How Escape From New York Found The Perfect Location For Its Dystopian Version Of The City

The term "movie magic" exists for a reason. Hollywood has been creating impossible worlds for us to escape to for more than a hundred years. Although the film industry got its start in New York City, borrowing talent from the theater for early productions, the movie business quickly settled in Los Angeles.

The diverse climate and landscape of Southern California allowed filmmakers to mimic virtually any location on Earth ... and sometimes beyond. You'd be surprised how easily you can make a desert look like Mars. Between practical locations, sound stages, and special effects, Hollywood can bring just about any setting to life on the big screen.

But how do you create a dystopian New York City on a minimal budget? That was the task for writer/director John Carpenter when he made "Escape From New York." The film was released in 1981, long before you could digitize everything in front of a green screen. To make it happen, Carpenter left NYC altogether and set his sights on the unlikeliest of locations: The Midwest, on the banks of the Mississippi River.

A vigilante architect inspired the film

Because of its recognizable iconography, New York City is an easy target for all sorts of disasters in cinema. From King Kong climbing the Empire State Building to the Stay Puft Marshmallow Man crushing a Central Park church in "Ghostbusters," it seems no borough is safe from Hollywood. When John Carpenter decided to turn an entire city into a prison, why not Manhattan?

After making a name for himself with the horror films "Halloween" and "The Fog," Carpenter shifted genres with the sci-fi action movie "Escape From New York." In the movie, criminal Snake Plissken (Kurt Russell) is cajoled to venture into the lawless prison city of Manhattan Island to rescue the president after an Air Force One plane crash.

Carpenter told It Came From that he got the idea for the movie years earlier when watching "Death Wish." He said:

"New York was having some big, giant problems at the time, I'm thinking bankruptcy and a crime problem. And this Charles Bronson movie, 'Death Wish,' came along and he was a vigilante architect, of all things. And something about the movie struck a chord with me....I read a Harry Harrison story, there was this planet, the toughest, most evil place in the universe. So who're you going to choose to go in there and do something with some mission? The most evil guy in the universe. That idea stuck with me, and I thought of writing this kind of dystopian future story about New York as a prison and a guy has to go in to rescue the president."

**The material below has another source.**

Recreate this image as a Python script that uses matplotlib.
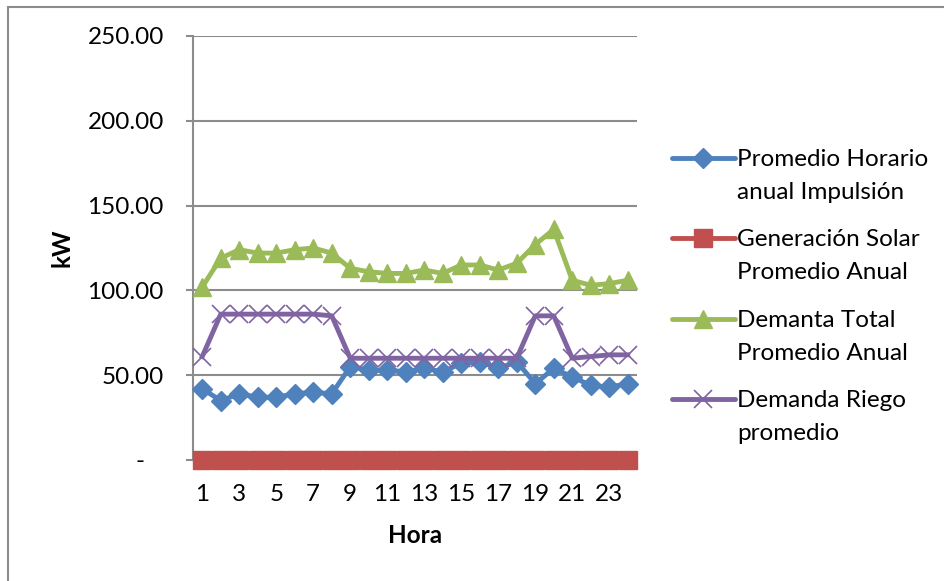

But with a meager $6 million budget, building practical sets in New York City wasn't an option. Instead, Carpenter looked to another city that had already faced its own disaster.

St. Louis doubled as NYC

Carpenter used "Escape From New York" to showcase his ingenuity as a filmmaker. He shot just enough of the city to establish the location while creating an unrecognizable dystopian version of Manhattan somewhere else. Filming in New York wasn't an option, but Carpenter found a workaround on the shores of the Mississippi River. He explained:

"So we found St. Louis had had a fire in the mid-'70s and their downtown area was just ruined. And it was desolate. They had a lot of decrepit stuff around, so we found a location that worked that let us get the spectacle that we needed. Therefore, the movie didn't suffer a small look. It had a big look."

Along with St. Louis, Carpenter used matte paintings and additional locations in and around Los Angeles to complete the dystopian vision of NYC. Movie-Locations.com notes that a brief skyline pan and a shot on Liberty Island are the only two shots from New York City itself. The Mississippi River also made a nice stand-in for the Hudson River. The film's ending features a futuristic bridge that is actually California's Sepulveda Dam, built in 1941.

With "Escape From New York," Carpenter proved that Hollywood magic is indeed real, though sometimes you have to get creative. "We knew it was going to go because it had a green light, so we were going to shoot the movie no matter what," Carpenter said. "The question was how big a spectacle could we afford to make." The spectacle was big enough to turn "Escape From New York" into a cult classic. It also led to a sequel in 1996, "Escape from L.A." Only this time, Carpenter didn't have to worry about his budget, which was almost ten times the size of the original.